Thomas Reed - of course I haven't tried everything - it's a figure of speech.
Then if you haven't tried everything, you have no idea whether there actually may be something you could do to fix your problem. My money would be on some junky piece of software you've got installed, but that's just a guess.
I spent literally months - and working with Apple. The fact that now, a whole new bunch or people are finding the same problem - are you saying we are all morons.
Of course not! A couple points, though... if you spent months working with Apple and didn't try a totally clean install at some point during that time, you were not getting good advice. That's certainly not the first thing to try, but nothing else helped, someone should have arrived at that point quicker than several months. Unfortunately, not all support techs know their stuff, even at Apple.
Second, though I certainly wouldn't use the word "moron," threads like this one do create lemmings. (Not meaning that in an insulting way, just using a metaphor.) In other words, one person cries "bug" and, suddenly it becomes a flood of people all crying "bug," without any technically valid evidence whatsoever. And then, even a year or more later, we get people asking if it's safe yet, when statistically speaking only a small minority of people have ever had serious problems. These topics are unproductive, because nobody wants to listen to the people giving decent advice, and because they misinform others who read them, dragging those poor unfortunates into a headlong rush to the sea.
All I want is to open people's eyes. There is no Great Apple Battery Conspiracy. These problems are fixable, if you would just stop for a moment and listen to those trying to give advice. Go take a look at Understanding upgrade nightmares, and try some of the troubleshooting tips listed there. Don't sit on your hands waiting for a fix from Apple for a bug that doesn't exist!
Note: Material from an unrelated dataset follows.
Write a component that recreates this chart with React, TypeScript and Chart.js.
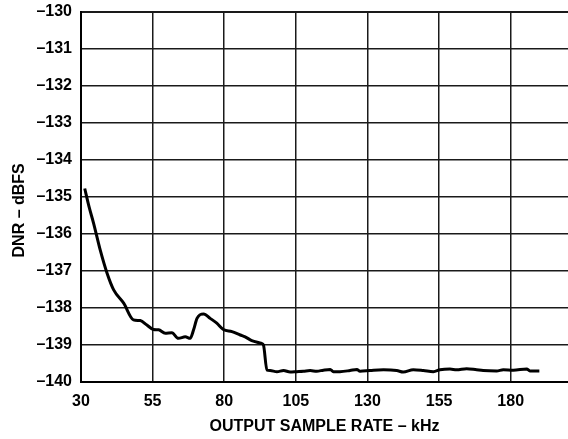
import React, { useEffect, useRef } from "react";
import { Chart, registerables } from "chart.js";

Chart.register(...registerables);

// Output sample rate (kHz)
const sampleRate: number[] = [
  31.3, 32.8, 34.4, 36.7, 39.1, 41.4, 44.9, 48.3, 50.7, 53.0, 55.3, 57.1, 59.4, 61.7, 64.0,
  66.4, 68.1, 69.3, 70.5, 72.8, 75.1, 77.4, 79.7, 82.7, 85.6, 87.3, 89.6, 93.1, 93.7,
  94.9, 96.0, 98.4, 100.7, 103.0, 105.3, 107.6, 110.0, 112.3, 114.6, 117.0, 118.1,
  120.4, 123.9, 126.3, 127.4, 130.9, 135.6, 140.2, 142.5, 146.0, 149.5, 153.0, 155.3,
  158.8, 161.1, 164.6, 168.1, 170.4, 175.1, 177.4, 180.9, 185.6, 186.7, 190.0,
];

// DNR (dBFS)
const dnr: number[] = [
  -134.77, -135.26, -135.71, -136.43, -137.06, -137.51, -137.87, -138.32, -138.34, -138.46,
  -138.58, -138.59, -138.68, -138.67, -138.82, -138.78, -138.82, -138.59, -138.28, -138.16,
  -138.28, -138.41, -138.58, -138.64, -138.73, -138.78, -138.88, -138.96, -139.0,
  -139.68, -139.69, -139.72, -139.69, -139.73, -139.72, -139.71, -139.69, -139.71, -139.68,
  -139.66, -139.72, -139.72, -139.69, -139.66, -139.71, -139.69, -139.67, -139.69, -139.73,
  -139.67, -139.69, -139.72, -139.67, -139.65, -139.67, -139.64, -139.67, -139.69, -139.70,
  -139.67, -139.68, -139.65, -139.70, -139.70,
];

const xTicks: number[] = [30, 55, 80, 105, 130, 155, 180];
const xLabel = "OUTPUT SAMPLE RATE – kHz";
const yLabel = "DNR – dBFS";

const FONT = "'Liberation Sans', Arial, Helvetica, sans-serif";

export default function App() {
  const ref = useRef<HTMLCanvasElement | null>(null);

  useEffect(() => {
    if (!ref.current) return;
    const chart = new Chart(ref.current, {
      type: "line",
      data: {
        datasets: [
          {
            data: sampleRate.map((x, i) => ({ x, y: dnr[i] })),
            borderColor: "#000",
            borderWidth: 3,
            pointRadius: 0,
            cubicInterpolationMode: "monotone",
            fill: false,
          },
        ],
      },
      options: {
        animation: false,
        responsive: false,
        maintainAspectRatio: false,
        layout: { padding: { top: 12, right: 0, bottom: 0, left: 0 } },
        plugins: { legend: { display: false }, tooltip: { enabled: false } },
        scales: {
          x: {
            type: "linear",
            min: 30,
            max: 200,
            afterBuildTicks: (scale: any) => {
              scale.ticks = xTicks.map((v) => ({ value: v }));
            },
            afterFit: (scale: any) => {
              scale.height = 57;
              scale.paddingLeft = 0;
              scale.paddingRight = 0;
            },
            grid: { color: "#1a1a1a", lineWidth: 1.5, drawTicks: false },
            border: { color: "#000", width: 2 },
            ticks: {
              padding: 10,
              color: "#000",
              maxRotation: 0,
              autoSkip: false,
              font: { family: FONT, size: 16, weight: "bold" },
            },
            title: {
              display: true,
              text: xLabel,
              color: "#000",
              font: { family: FONT, size: 16, weight: "bold" },
              padding: { top: 0, bottom: 3 },
            },
          },
          y: {
            type: "linear",
            min: -140,
            max: -130,
            afterFit: (scale: any) => {
              scale.width = 81;
              scale.paddingTop = 0;
              scale.paddingBottom = 0;
            },
            grid: {
              color: "#1a1a1a",
              lineWidth: (ctx: any) => (ctx.tick && ctx.tick.value === -130 ? 2 : 1.5),
              drawTicks: false,
            },
            border: { color: "#000", width: 2 },
            ticks: {
              stepSize: 1,
              padding: 9,
              color: "#000",
              font: { family: FONT, size: 16, weight: "bold" },
              callback: (v: any) => "–" + Math.abs(Number(v)),
            },
            title: {
              display: true,
              text: yLabel + "      ",
              color: "#000",
              font: { family: FONT, size: 16, weight: "bold" },
              padding: { top: 10, bottom: 0 },
            },
          },
        },
      },
    });
    return () => chart.destroy();
  }, []);

  return (
    <div style={{ position: "absolute", left: 0, top: 0, width: 568, height: 439, background: "#fff" }}>
      <canvas ref={ref} width={568} height={439} style={{ width: 568, height: 439, display: "block" }} />
    </div>
  );
}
As a spokesperson for Apple, you've just done a great job of proving my point.
I don't know where you got the idea I'm a spokesperson for Apple. This is a user-to-user forum.
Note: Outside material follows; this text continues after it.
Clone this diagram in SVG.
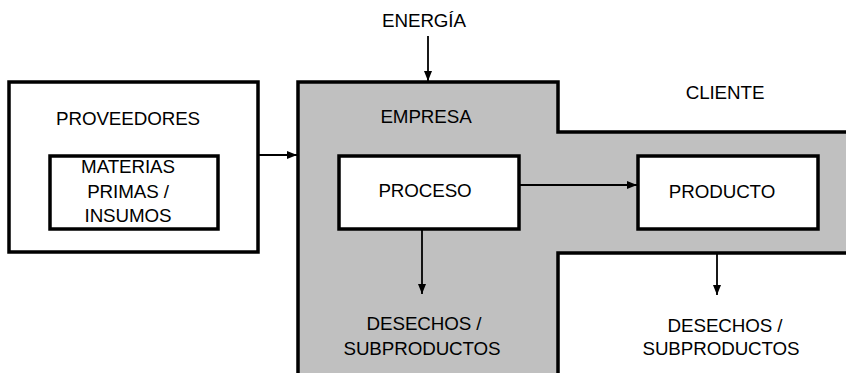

Are we all to do the factory reset or do you suspect we all have the same hardware problem, the same app (rouge) running??
Most people having these problems probably have different causes, though I'm sure there are plenty of folks with common causes. Some will have an SMC problem. Some will have bad third-party software. (Keep in mind CPU cycles are only one way to guage the power processes are using.) Some will have corrupt caches. Some will have bad batteries or other hardware issues. Some will have other problems altogether. Thus the difficulty: there's no one-size-fits-all solution. YOU have to do some work.
One thing I will say, that is common to all causes... if you get to the point of a clean reinstall and the problem remains, it's almost certainly a hardware issue of some kind.